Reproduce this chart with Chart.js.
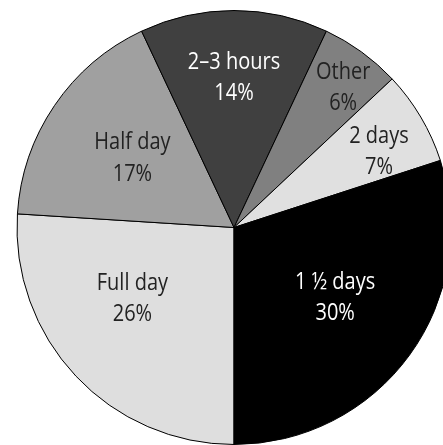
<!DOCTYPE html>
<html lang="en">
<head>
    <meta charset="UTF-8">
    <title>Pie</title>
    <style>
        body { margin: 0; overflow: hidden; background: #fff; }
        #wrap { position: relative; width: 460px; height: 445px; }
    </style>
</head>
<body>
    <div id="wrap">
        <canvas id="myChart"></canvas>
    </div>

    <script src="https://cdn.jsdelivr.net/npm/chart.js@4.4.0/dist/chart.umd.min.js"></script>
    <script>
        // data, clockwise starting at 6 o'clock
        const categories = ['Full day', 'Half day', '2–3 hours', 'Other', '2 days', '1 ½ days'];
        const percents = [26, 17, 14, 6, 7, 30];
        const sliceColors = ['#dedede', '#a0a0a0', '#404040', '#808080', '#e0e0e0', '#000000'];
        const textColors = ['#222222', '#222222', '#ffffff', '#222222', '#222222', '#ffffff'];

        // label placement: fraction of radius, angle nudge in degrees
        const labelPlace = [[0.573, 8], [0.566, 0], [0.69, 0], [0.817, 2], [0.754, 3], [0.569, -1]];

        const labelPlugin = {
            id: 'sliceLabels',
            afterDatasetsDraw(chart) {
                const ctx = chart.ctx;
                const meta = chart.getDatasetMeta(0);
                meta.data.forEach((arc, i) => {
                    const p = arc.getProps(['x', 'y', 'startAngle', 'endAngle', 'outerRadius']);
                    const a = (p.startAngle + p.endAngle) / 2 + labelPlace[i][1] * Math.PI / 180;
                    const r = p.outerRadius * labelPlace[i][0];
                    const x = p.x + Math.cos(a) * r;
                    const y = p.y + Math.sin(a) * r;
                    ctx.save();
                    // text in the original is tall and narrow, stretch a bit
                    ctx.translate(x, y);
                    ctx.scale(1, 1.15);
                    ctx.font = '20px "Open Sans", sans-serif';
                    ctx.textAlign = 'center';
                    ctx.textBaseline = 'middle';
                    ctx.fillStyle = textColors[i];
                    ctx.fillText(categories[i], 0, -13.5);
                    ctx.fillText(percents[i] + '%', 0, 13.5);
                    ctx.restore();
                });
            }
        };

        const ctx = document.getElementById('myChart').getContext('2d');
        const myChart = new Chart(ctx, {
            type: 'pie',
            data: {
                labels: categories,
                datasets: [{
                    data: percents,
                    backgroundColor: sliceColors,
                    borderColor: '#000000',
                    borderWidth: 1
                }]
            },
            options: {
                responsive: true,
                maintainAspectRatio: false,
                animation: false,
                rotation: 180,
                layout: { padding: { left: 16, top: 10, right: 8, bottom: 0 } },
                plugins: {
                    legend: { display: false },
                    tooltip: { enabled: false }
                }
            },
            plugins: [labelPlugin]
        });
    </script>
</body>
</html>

····················

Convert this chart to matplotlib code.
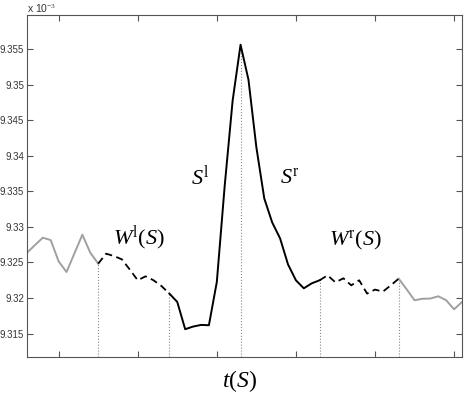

····················

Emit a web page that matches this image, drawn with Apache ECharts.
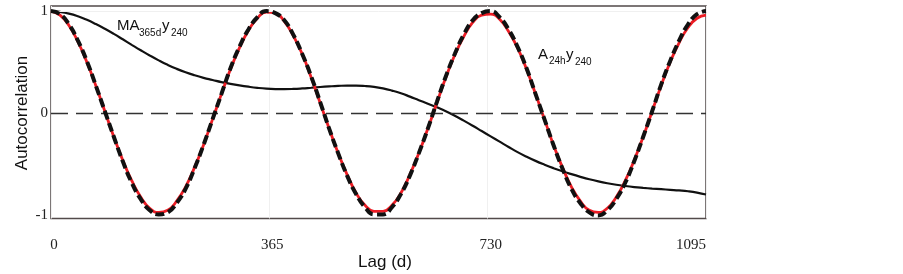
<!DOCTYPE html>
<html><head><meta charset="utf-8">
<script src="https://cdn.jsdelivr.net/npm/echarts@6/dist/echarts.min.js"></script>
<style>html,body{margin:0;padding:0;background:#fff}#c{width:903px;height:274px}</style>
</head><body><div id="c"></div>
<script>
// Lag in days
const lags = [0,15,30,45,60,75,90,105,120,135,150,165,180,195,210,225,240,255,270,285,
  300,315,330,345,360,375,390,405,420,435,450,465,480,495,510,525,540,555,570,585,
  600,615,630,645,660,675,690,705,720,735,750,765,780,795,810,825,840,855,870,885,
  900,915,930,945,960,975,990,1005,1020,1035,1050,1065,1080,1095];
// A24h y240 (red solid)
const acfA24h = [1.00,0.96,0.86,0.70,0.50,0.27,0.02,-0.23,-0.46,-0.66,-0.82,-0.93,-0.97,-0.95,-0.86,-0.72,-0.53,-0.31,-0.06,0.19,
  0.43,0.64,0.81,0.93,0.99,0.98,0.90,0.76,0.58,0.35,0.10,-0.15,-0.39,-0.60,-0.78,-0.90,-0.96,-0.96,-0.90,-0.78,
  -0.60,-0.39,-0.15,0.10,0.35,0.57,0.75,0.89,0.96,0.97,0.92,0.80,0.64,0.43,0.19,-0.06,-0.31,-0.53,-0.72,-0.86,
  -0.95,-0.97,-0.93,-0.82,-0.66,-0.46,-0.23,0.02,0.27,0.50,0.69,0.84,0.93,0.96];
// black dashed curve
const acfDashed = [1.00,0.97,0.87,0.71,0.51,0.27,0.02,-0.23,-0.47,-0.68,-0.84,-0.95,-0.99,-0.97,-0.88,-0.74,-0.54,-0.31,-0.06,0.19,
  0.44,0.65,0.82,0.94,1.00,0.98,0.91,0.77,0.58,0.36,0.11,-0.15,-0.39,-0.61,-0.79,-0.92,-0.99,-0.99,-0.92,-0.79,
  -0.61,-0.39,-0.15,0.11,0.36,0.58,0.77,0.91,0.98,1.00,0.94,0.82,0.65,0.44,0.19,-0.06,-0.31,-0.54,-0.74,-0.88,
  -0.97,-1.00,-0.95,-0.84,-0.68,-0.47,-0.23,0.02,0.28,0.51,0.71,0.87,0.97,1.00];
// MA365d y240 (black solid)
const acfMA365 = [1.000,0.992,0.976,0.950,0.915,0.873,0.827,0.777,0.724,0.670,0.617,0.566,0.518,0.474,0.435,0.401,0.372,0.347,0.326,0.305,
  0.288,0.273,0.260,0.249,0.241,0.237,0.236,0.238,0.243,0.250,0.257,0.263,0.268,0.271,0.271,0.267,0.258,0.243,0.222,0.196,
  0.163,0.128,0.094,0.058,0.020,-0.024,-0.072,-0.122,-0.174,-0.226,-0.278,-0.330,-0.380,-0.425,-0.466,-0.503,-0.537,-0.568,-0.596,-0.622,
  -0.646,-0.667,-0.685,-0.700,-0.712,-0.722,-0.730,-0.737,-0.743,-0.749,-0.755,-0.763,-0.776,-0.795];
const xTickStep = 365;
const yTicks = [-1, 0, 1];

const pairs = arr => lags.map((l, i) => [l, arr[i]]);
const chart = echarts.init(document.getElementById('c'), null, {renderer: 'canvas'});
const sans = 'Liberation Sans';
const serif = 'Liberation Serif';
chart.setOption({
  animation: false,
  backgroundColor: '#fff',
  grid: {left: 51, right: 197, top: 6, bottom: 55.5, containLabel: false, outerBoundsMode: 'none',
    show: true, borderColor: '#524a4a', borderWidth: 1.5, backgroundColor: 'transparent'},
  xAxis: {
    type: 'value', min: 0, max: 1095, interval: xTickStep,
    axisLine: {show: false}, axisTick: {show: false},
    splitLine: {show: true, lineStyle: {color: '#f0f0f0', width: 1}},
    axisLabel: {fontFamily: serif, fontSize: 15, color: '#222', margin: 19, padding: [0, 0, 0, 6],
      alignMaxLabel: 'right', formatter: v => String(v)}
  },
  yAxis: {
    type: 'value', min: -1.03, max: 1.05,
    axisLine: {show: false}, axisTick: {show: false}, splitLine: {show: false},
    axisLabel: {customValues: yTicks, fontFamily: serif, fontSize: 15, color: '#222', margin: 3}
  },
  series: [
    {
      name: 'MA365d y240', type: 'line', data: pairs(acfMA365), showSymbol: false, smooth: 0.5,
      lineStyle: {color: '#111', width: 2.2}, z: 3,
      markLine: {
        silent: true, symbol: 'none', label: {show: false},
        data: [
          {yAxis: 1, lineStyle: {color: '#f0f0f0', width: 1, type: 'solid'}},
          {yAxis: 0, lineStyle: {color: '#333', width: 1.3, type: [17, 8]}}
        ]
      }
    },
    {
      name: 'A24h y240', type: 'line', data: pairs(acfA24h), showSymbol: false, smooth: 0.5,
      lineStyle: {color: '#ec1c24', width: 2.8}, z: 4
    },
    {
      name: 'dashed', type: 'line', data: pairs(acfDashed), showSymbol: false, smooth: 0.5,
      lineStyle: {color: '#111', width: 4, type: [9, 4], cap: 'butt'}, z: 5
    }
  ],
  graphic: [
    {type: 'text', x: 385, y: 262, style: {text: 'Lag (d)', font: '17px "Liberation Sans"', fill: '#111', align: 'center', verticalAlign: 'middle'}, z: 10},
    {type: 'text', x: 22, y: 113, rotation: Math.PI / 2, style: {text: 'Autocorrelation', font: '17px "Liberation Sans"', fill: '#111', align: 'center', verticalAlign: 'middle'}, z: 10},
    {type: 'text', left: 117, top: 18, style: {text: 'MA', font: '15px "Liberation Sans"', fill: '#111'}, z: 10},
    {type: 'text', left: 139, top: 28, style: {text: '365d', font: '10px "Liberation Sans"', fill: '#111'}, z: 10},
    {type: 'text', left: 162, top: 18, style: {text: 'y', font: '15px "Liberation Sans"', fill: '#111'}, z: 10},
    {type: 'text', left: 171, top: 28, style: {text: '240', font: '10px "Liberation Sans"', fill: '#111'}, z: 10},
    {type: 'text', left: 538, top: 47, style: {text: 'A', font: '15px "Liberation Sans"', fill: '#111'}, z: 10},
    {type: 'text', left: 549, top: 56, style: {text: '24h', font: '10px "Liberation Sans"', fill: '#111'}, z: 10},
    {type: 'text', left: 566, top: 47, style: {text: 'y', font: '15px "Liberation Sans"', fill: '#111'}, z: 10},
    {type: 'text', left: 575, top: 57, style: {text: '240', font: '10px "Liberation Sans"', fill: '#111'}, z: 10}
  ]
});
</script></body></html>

····················

▸ Problem requirements: Report every line in the data above in which the word "with" appears.

▸ Written answer:
Reproduce this chart with Chart.js.
Emit a web page that matches this image, drawn with Apache ECharts.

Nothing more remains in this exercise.